In her remarks, Ms. Kanter, the under secretary of education, said accreditation was a crucial part of maintaining quality in higher education as the United States strives to attain President Obama's goal of being atop the world by 2020 in terms of the share of its residents with college degrees. The council, an association of about 3,000 accredited colleges and universities, recognizes 59 accrediting organizations; in that sense, it accredits the accreditors.
The organizations that are responsible for assuring quality in higher education must consider whether their processes are really helping institutions improve and whether they are focusing too much on "inputs," such as the amount of time that students spend in class, and too little on what they have learned.

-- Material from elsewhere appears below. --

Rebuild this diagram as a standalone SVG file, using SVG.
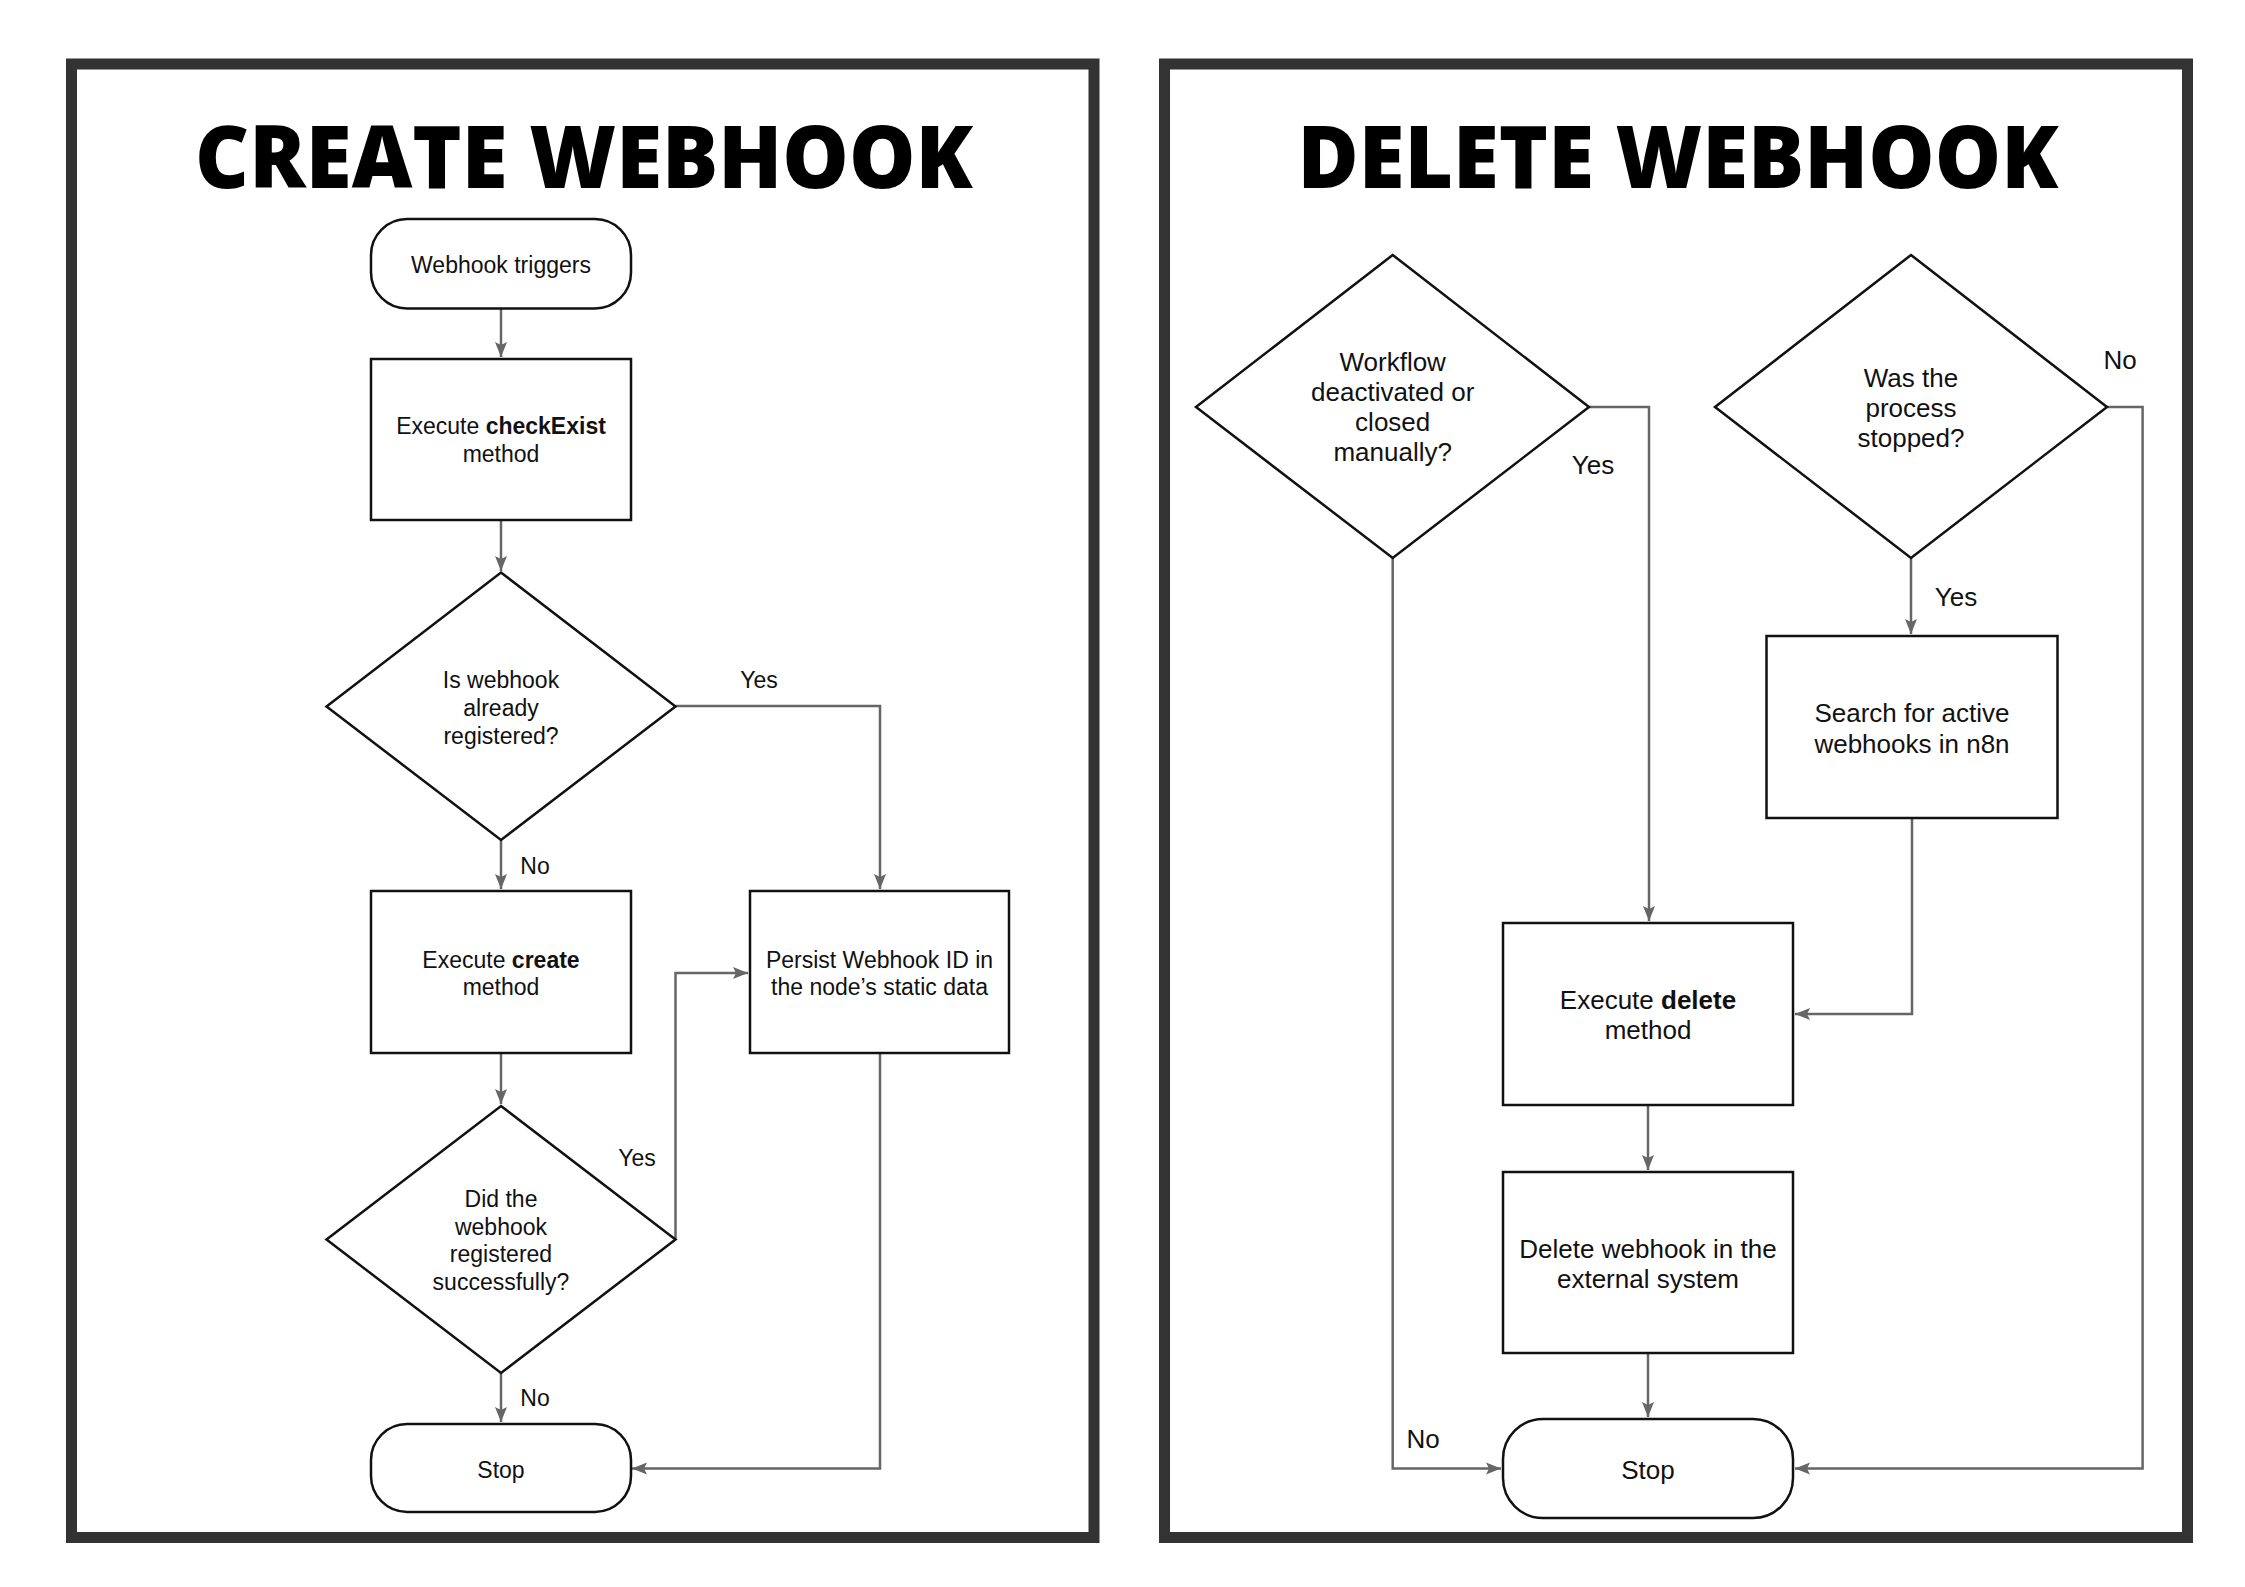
<svg xmlns="http://www.w3.org/2000/svg" width="2245" height="1587" viewBox="0 0 2245 1587">
<defs>
<marker id="arr" markerUnits="userSpaceOnUse" markerWidth="18" markerHeight="14" viewBox="-16 -7 17 14" refX="0" refY="0" orient="auto">
<path d="M0,0 L-15,-6 L-12,0 L-15,6 Z" fill="#666"/>
</marker>
<style>
.frame{fill:none;stroke:#333;stroke-width:11}
.title{font-family:"Open Sans","Liberation Sans",sans-serif;font-weight:800;font-size:86px;fill:#000;text-anchor:middle}
.n{fill:#fff;stroke:#111;stroke-width:2.5}
.t{font-family:"Liberation Sans",Arial,sans-serif;font-size:23px;fill:#111;text-anchor:middle}
.t2{font-family:"Liberation Sans",Arial,sans-serif;font-size:26px;fill:#111;text-anchor:middle}
.c{fill:none;stroke:#666;stroke-width:2.5}
.b{font-weight:bold}
</style>
</defs>
<rect width="2245" height="1587" fill="#fff"/>
<rect class="frame" x="71.5" y="64" width="1022.5" height="1473.5"/>
<rect class="frame" x="1164.5" y="64" width="1023" height="1473.5"/>
<text class="title" x="584" y="188" textLength="778" lengthAdjust="spacingAndGlyphs">CREATE WEBHOOK</text>
<text class="title" x="1678" y="188" textLength="761" lengthAdjust="spacingAndGlyphs">DELETE WEBHOOK</text>

<g id="connectors">
<path class="c" d="M501,309 V357" marker-end="url(#arr)"/>
<path class="c" d="M501,520 V571" marker-end="url(#arr)"/>
<path class="c" d="M676,706 H880 V889" marker-end="url(#arr)"/>
<path class="c" d="M501,840 V889" marker-end="url(#arr)"/>
<path class="c" d="M501,1053 V1104" marker-end="url(#arr)"/>
<path class="c" d="M675.5,1239 V973 H748" marker-end="url(#arr)"/>
<path class="c" d="M501,1373 V1422" marker-end="url(#arr)"/>
<path class="c" d="M880,1053 V1468.5 H632" marker-end="url(#arr)"/>
<path class="c" d="M1589,407 H1649 V921" marker-end="url(#arr)"/>
<path class="c" d="M1392.7,558 V1468.5 H1501" marker-end="url(#arr)"/>
<path class="c" d="M2107,407 H2142.6 V1468.5 H1795" marker-end="url(#arr)"/>
<path class="c" d="M1911,558 V634" marker-end="url(#arr)"/>
<path class="c" d="M1912,818 V1014 H1795" marker-end="url(#arr)"/>
<path class="c" d="M1648,1105 V1170" marker-end="url(#arr)"/>
<path class="c" d="M1648,1353 V1417" marker-end="url(#arr)"/>
<text class="t" x="759" y="688">Yes</text>
<text class="t" x="535" y="874">No</text>
<text class="t" x="637" y="1166">Yes</text>
<text class="t" x="535" y="1406">No</text>
<text class="t2" x="1593" y="474">Yes</text>
<text class="t2" x="2120" y="369">No</text>
<text class="t2" x="1956" y="606">Yes</text>
<text class="t2" x="1423" y="1448">No</text>
</g>

<g id="c-trigger">
<rect class="n" x="371" y="219" width="260" height="89.5" rx="36"/>
<text class="t" x="501" y="273">Webhook triggers</text>
</g>
<g id="c-checkexist">
<rect class="n" x="371" y="359" width="260" height="161"/>
<text class="t" x="501" y="434">Execute <tspan class="b">checkExist</tspan></text>
<text class="t" x="501" y="462">method</text>
</g>
<g id="c-registered">
<polygon class="n" points="501,572.5 675.5,706.5 501,840 326.5,706.5"/>
<text class="t" x="501" y="688">Is webhook</text>
<text class="t" x="501" y="716">already</text>
<text class="t" x="501" y="744">registered?</text>
</g>
<g id="c-create">
<rect class="n" x="371" y="891" width="260" height="162"/>
<text class="t" x="501" y="968">Execute <tspan class="b">create</tspan></text>
<text class="t" x="501" y="995">method</text>
</g>
<g id="c-persist">
<rect class="n" x="750" y="891" width="259" height="162"/>
<text class="t" x="879.5" y="968">Persist Webhook ID in</text>
<text class="t" x="879.5" y="995">the node’s static data</text>
</g>
<g id="c-success">
<polygon class="n" points="501,1106 675.5,1239.5 501,1373 326.5,1239.5"/>
<text class="t" x="501" y="1207">Did the</text>
<text class="t" x="501" y="1234.5">webhook</text>
<text class="t" x="501" y="1262">registered</text>
<text class="t" x="501" y="1289.5">successfully?</text>
</g>
<g id="c-stop">
<rect class="n" x="371" y="1424" width="260" height="88" rx="36"/>
<text class="t" x="501" y="1478">Stop</text>
</g>

<g id="d-deactivated">
<polygon class="n" points="1392.7,255 1589,407 1392.7,558 1196,407"/>
<text class="t2" x="1392.7" y="371">Workflow</text>
<text class="t2" x="1392.7" y="401">deactivated or</text>
<text class="t2" x="1392.7" y="431">closed</text>
<text class="t2" x="1392.7" y="461">manually?</text>
</g>
<g id="d-stopped">
<polygon class="n" points="1911,255 2107,407 1911,558 1715,407"/>
<text class="t2" x="1911" y="387">Was the</text>
<text class="t2" x="1911" y="417">process</text>
<text class="t2" x="1911" y="447">stopped?</text>
</g>
<g id="d-search">
<rect class="n" x="1766.5" y="636" width="291" height="182"/>
<text class="t2" x="1912" y="722">Search for active</text>
<text class="t2" x="1912" y="753">webhooks in n8n</text>
</g>
<g id="d-delete">
<rect class="n" x="1503" y="923" width="290" height="182"/>
<text class="t2" x="1648" y="1009">Execute <tspan class="b">delete</tspan></text>
<text class="t2" x="1648" y="1039">method</text>
</g>
<g id="d-external">
<rect class="n" x="1503" y="1172" width="290" height="181"/>
<text class="t2" x="1648" y="1258">Delete webhook in the</text>
<text class="t2" x="1648" y="1288">external system</text>
</g>
<g id="d-stop">
<rect class="n" x="1503" y="1419" width="290" height="99" rx="40"/>
<text class="t2" x="1648" y="1479">Stop</text>
</g>
</svg>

Accreditors and institutions also should be more willing to open up the accrediting process, by making self-studies easily accessible to the public and to other colleges that want to learn best practices, by announcing the teams of peer reviewers that make campus visits for accreditation purposes, and by opening accrediting commission meetings to the public.
"I just think everything we do ought to be open to scrutiny," Ms. Kanter said in an interview after her speech.
Belle S. Wheelan, president of the Southern Association of Colleges and Schools' Commission on Colleges, said she felt "caught between a rock and a hard place" on the issue of transparency.
Her organization is one of the six major regional accreditors that serve as gatekeepers for federal student aid, since colleges must be accredited for their students to be eligible for federal grants and loans. But her association is also a private membership group that has determined that a certain amount of information should remain out of the public eye, she said.
Making the entire process open could have the unintended consequence of giving an institution a bad reputation even as they are working diligently to correct problems, said Ms. Wheelan.